INFORMATION SHOWN:
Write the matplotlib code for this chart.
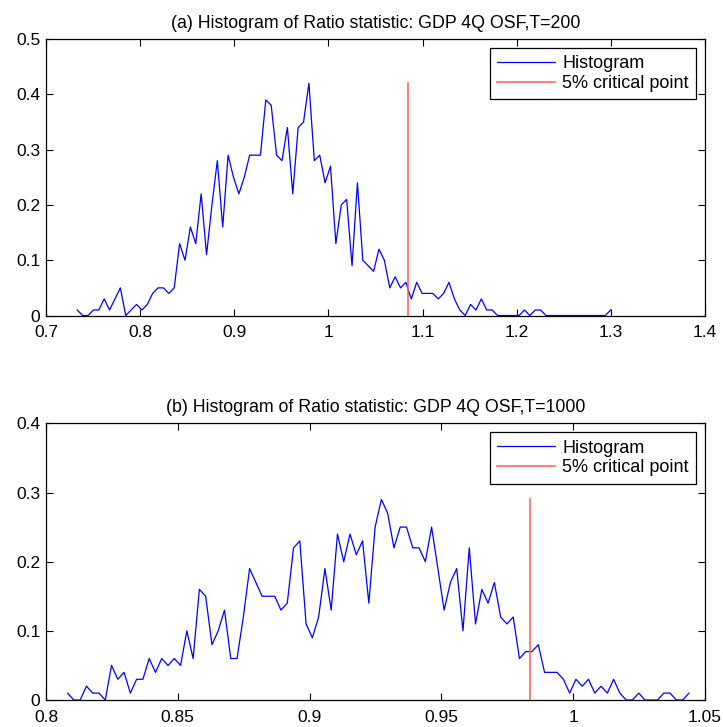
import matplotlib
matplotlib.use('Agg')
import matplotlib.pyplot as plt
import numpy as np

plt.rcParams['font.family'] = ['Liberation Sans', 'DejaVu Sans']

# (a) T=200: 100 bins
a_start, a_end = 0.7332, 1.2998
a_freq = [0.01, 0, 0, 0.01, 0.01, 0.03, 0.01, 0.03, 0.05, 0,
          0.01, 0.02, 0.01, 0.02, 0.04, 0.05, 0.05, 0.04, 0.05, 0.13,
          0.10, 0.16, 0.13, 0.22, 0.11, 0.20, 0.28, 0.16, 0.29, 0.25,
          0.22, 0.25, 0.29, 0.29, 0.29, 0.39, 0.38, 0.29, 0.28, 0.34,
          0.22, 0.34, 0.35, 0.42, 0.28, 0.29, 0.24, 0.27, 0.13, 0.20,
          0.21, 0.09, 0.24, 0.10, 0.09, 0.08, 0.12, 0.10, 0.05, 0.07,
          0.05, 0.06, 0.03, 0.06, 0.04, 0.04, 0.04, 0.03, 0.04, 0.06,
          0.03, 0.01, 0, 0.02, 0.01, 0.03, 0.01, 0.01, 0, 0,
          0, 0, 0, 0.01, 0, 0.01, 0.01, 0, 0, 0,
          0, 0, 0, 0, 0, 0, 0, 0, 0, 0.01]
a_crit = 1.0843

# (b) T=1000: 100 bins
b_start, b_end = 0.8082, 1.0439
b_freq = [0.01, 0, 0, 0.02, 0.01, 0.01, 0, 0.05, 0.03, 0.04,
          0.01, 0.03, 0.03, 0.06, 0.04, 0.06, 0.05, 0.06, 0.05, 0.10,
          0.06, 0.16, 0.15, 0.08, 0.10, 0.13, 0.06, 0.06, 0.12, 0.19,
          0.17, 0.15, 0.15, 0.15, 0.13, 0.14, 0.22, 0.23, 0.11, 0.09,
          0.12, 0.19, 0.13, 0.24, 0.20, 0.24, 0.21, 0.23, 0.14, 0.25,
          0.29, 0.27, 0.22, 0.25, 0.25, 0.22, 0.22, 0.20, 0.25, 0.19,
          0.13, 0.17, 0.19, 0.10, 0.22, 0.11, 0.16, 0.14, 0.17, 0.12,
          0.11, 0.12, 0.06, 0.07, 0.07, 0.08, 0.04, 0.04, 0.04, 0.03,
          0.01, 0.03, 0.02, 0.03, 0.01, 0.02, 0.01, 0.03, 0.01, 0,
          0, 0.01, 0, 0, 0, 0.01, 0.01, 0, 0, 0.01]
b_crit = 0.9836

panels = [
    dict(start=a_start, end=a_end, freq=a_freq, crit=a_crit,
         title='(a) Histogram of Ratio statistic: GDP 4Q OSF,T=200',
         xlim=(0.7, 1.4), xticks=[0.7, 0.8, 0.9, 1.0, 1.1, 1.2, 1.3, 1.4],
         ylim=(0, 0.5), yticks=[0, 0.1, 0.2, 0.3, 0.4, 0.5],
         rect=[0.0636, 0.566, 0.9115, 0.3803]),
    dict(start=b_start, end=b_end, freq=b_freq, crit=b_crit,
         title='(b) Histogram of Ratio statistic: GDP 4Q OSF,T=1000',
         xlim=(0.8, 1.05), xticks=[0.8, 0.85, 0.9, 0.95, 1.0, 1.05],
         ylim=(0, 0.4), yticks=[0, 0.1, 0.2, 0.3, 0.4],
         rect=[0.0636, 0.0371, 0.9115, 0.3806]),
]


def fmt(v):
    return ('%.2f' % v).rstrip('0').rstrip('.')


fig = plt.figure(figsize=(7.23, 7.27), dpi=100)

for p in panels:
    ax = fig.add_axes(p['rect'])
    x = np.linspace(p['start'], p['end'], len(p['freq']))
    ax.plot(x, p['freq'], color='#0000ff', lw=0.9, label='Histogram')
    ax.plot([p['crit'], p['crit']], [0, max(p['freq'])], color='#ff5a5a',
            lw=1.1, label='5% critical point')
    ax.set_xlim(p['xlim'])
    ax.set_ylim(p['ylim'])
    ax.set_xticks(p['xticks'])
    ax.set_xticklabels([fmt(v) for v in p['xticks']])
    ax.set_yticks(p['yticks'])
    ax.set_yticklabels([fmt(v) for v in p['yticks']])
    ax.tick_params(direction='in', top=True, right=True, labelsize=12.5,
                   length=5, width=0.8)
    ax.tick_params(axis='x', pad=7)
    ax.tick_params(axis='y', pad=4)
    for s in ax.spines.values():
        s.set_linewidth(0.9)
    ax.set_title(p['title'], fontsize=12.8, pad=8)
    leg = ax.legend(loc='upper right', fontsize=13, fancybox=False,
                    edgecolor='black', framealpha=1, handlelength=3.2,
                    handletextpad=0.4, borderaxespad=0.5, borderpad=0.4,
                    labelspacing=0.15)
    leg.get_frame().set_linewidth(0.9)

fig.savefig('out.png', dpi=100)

TASK DETAILS:
Pictures stay out. Repeat only the lines from the beginning of the data through the line that has "a_crit = 1.0843".

OUTPUT FOR THIS TASK:
Write the matplotlib code for this chart.
import matplotlib
matplotlib.use('Agg')
import matplotlib.pyplot as plt
import numpy as np

plt.rcParams['font.family'] = ['Liberation Sans', 'DejaVu Sans']

# (a) T=200: 100 bins
a_start, a_end = 0.7332, 1.2998
a_freq = [0.01, 0, 0, 0.01, 0.01, 0.03, 0.01, 0.03, 0.05, 0,
          0.01, 0.02, 0.01, 0.02, 0.04, 0.05, 0.05, 0.04, 0.05, 0.13,
          0.10, 0.16, 0.13, 0.22, 0.11, 0.20, 0.28, 0.16, 0.29, 0.25,
          0.22, 0.25, 0.29, 0.29, 0.29, 0.39, 0.38, 0.29, 0.28, 0.34,
          0.22, 0.34, 0.35, 0.42, 0.28, 0.29, 0.24, 0.27, 0.13, 0.20,
          0.21, 0.09, 0.24, 0.10, 0.09, 0.08, 0.12, 0.10, 0.05, 0.07,
          0.05, 0.06, 0.03, 0.06, 0.04, 0.04, 0.04, 0.03, 0.04, 0.06,
          0.03, 0.01, 0, 0.02, 0.01, 0.03, 0.01, 0.01, 0, 0,
          0, 0, 0, 0.01, 0, 0.01, 0.01, 0, 0, 0,
          0, 0, 0, 0, 0, 0, 0, 0, 0, 0.01]
a_crit = 1.0843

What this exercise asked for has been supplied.